#### DATA
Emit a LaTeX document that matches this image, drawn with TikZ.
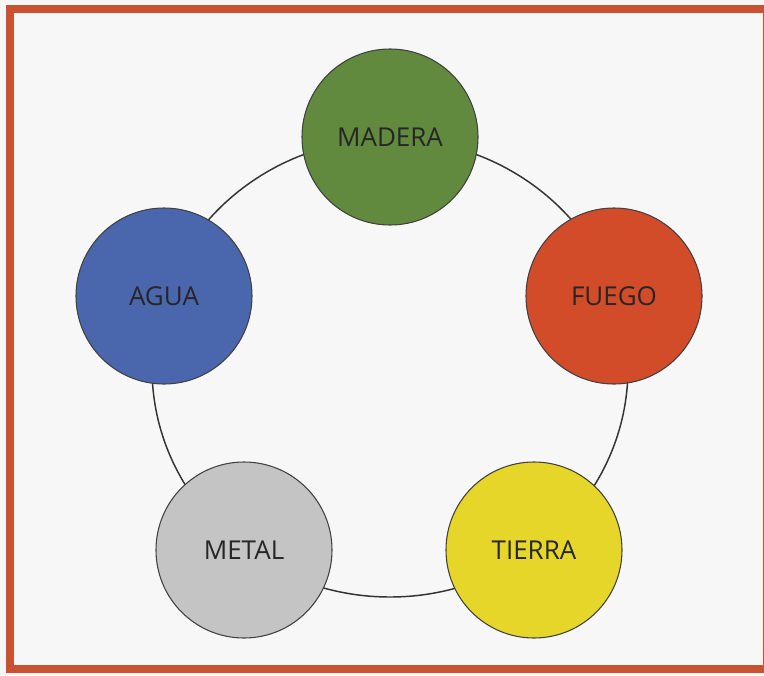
\documentclass[tikz,border=0pt]{standalone}
\usepackage{fontspec}
\setmainfont{Open Sans}
\begin{document}
\begin{tikzpicture}[x=0.75pt,y=-0.75pt,
  elem/.style={circle, draw=black!75, line width=0.8pt, minimum size=176*0.75pt, inner sep=0pt,
    font=\fontsize{19.5}{22}\selectfont, text=black!85},
  ring/.style={draw=black!80, line width=1.1pt}]
\useasboundingbox (0,0) rectangle (764,675);
\fill[gray!6] (0,0) rectangle (764,675);
\draw[color={rgb,255:red,201;green,82;blue,48}, line width=6pt] (10,9) rectangle (767,669);
\draw[ring] (390,368) ellipse [x radius=238, y radius=229];
\node[elem, fill={rgb,255:red,98;green,138;blue,62}] (madera) at (390,137) {MADERA};
\node[elem, fill={rgb,255:red,210;green,76;blue,42}] (fuego) at (614,296) {FUEGO};
\node[elem, fill={rgb,255:red,74;green,102;blue,172}] (agua) at (164,296) {AGUA};
\node[elem, fill={rgb,255:red,196;green,196;blue,196}] (metal) at (244,550) {METAL};
\node[elem, fill={rgb,255:red,230;green,214;blue,42}] (tierra) at (534,550) {TIERRA};
\end{tikzpicture}
\end{document}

#### YOUR OBJECTIVE
Write the lines above out again exactly, without any of their pictures.

#### WORKED SOLUTION
Emit a LaTeX document that matches this image, drawn with TikZ.
\documentclass[tikz,border=0pt]{standalone}
\usepackage{fontspec}
\setmainfont{Open Sans}
\begin{document}
\begin{tikzpicture}[x=0.75pt,y=-0.75pt,
  elem/.style={circle, draw=black!75, line width=0.8pt, minimum size=176*0.75pt, inner sep=0pt,
    font=\fontsize{19.5}{22}\selectfont, text=black!85},
  ring/.style={draw=black!80, line width=1.1pt}]
\useasboundingbox (0,0) rectangle (764,675);
\fill[gray!6] (0,0) rectangle (764,675);
\draw[color={rgb,255:red,201;green,82;blue,48}, line width=6pt] (10,9) rectangle (767,669);
\draw[ring] (390,368) ellipse [x radius=238, y radius=229];
\node[elem, fill={rgb,255:red,98;green,138;blue,62}] (madera) at (390,137) {MADERA};
\node[elem, fill={rgb,255:red,210;green,76;blue,42}] (fuego) at (614,296) {FUEGO};
\node[elem, fill={rgb,255:red,74;green,102;blue,172}] (agua) at (164,296) {AGUA};
\node[elem, fill={rgb,255:red,196;green,196;blue,196}] (metal) at (244,550) {METAL};
\node[elem, fill={rgb,255:red,230;green,214;blue,42}] (tierra) at (534,550) {TIERRA};
\end{tikzpicture}
\end{document}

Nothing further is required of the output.